▸ Given task
From the records below, pull each line that has "Write".

▸ Data to use
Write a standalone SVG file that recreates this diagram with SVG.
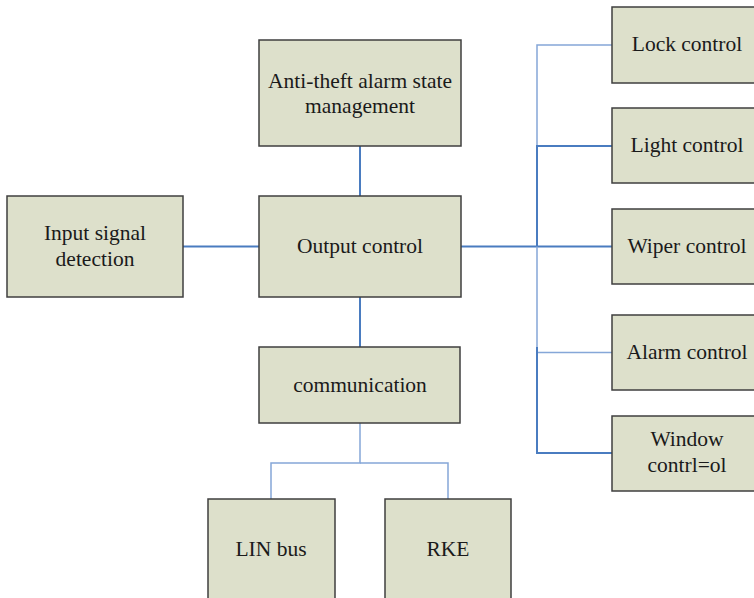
<svg xmlns="http://www.w3.org/2000/svg" width="754" height="598" viewBox="0 0 754 598">
<style>
.box{fill:#DDE0CB;stroke:#3F3F3F;stroke-width:1.5}
.t{font-family:"Liberation Serif",serif;font-size:21.5px;fill:#1a1a1a;text-anchor:middle}
.d{stroke:#4A7CC0;stroke-width:2;fill:none}
.l{stroke:#85A7D8;stroke-width:1.5;fill:none}
</style>
<rect width="754" height="598" fill="#fff"/>
<g id="connectors">
<line class="d" x1="360" y1="146" x2="360" y2="196"/>
<line class="d" x1="360" y1="297" x2="360" y2="347"/>
<line class="d" x1="183" y1="246.5" x2="259" y2="246.5"/>
<line class="d" x1="461" y1="246.5" x2="612" y2="246.5"/>
<polyline class="l" points="612,45 537,45 537,146"/>
<polyline class="d" points="612,146 537,146 537,246.5"/>
<polyline class="l" points="537,246.5 537,352.5 612,352.5"/>
<polyline class="d" points="537,347 537,453 612,453"/>
<polyline class="l" points="360,423 360,463 271,463 271,499"/>
<polyline class="l" points="360,463 448,463 448,499"/>
</g>
<g id="anti-theft"><rect class="box" x="259" y="40" width="202" height="106"/><text class="t" x="360" y="88">Anti-theft alarm state</text><text class="t" x="360" y="113">management</text></g>
<g id="output"><rect class="box" x="259" y="196" width="202" height="101"/><text class="t" x="360" y="253">Output control</text></g>
<g id="input"><rect class="box" x="7" y="196" width="176" height="101"/><text class="t" x="95" y="240">Input signal</text><text class="t" x="95" y="266">detection</text></g>
<g id="communication"><rect class="box" x="259" y="347" width="201" height="76"/><text class="t" x="360" y="392">communication</text></g>
<g id="lin"><rect class="box" x="208" y="499" width="127" height="110"/><text class="t" x="271" y="556">LIN bus</text></g>
<g id="rke"><rect class="box" x="385" y="499" width="126" height="110"/><text class="t" x="448" y="556">RKE</text></g>
<g id="lock"><rect class="box" x="612" y="7" width="150" height="76"/><text class="t" x="687" y="51">Lock control</text></g>
<g id="light"><rect class="box" x="612" y="108" width="150" height="75"/><text class="t" x="687" y="152">Light control</text></g>
<g id="wiper"><rect class="box" x="612" y="209" width="150" height="75"/><text class="t" x="687" y="253">Wiper control</text></g>
<g id="alarm"><rect class="box" x="612" y="315" width="150" height="75"/><text class="t" x="687" y="359">Alarm control</text></g>
<g id="window"><rect class="box" x="612" y="416" width="150" height="75"/><text class="t" x="687" y="446">Window</text><text class="t" x="687" y="472">contrl=ol</text></g>
</svg>
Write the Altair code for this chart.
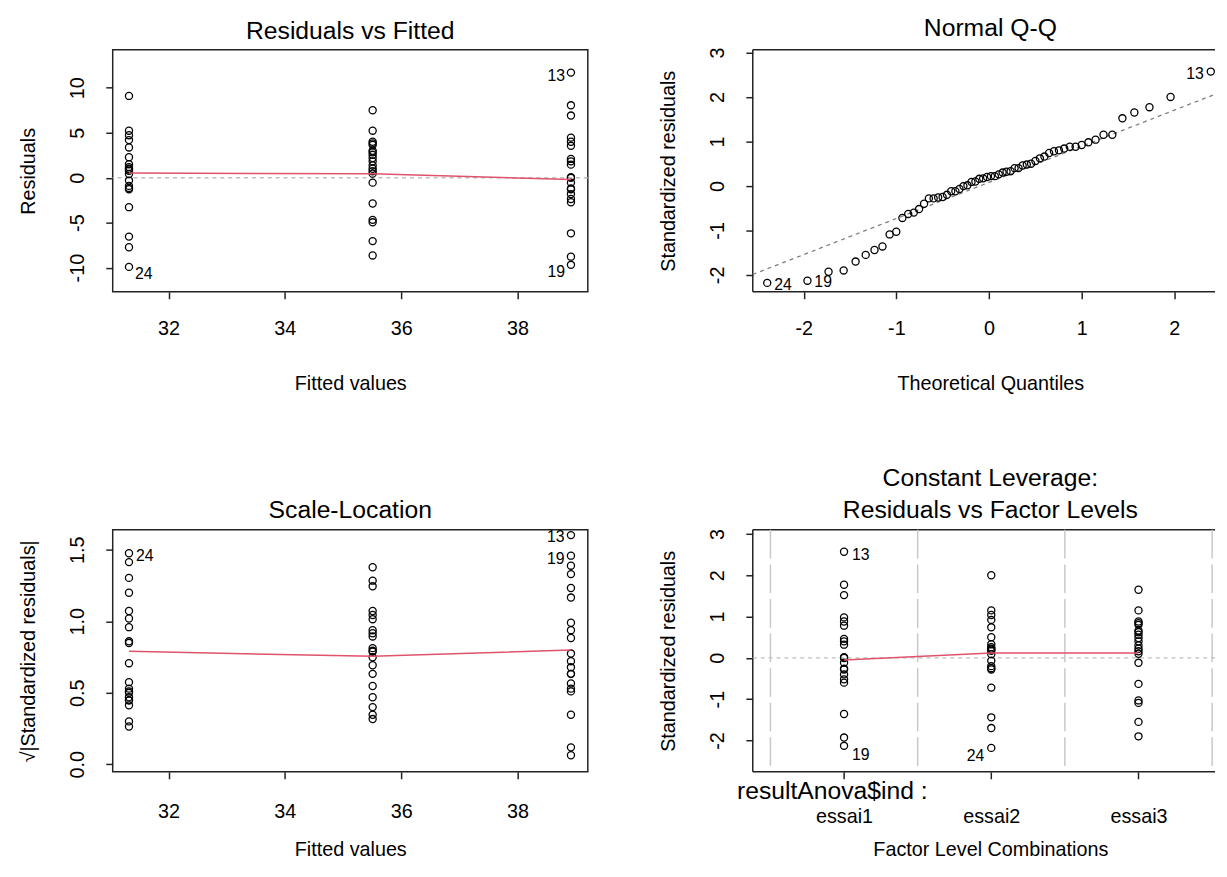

▸ Task response
Write a standalone SVG file that recreates this diagram with SVG.
Write the Altair code for this chart.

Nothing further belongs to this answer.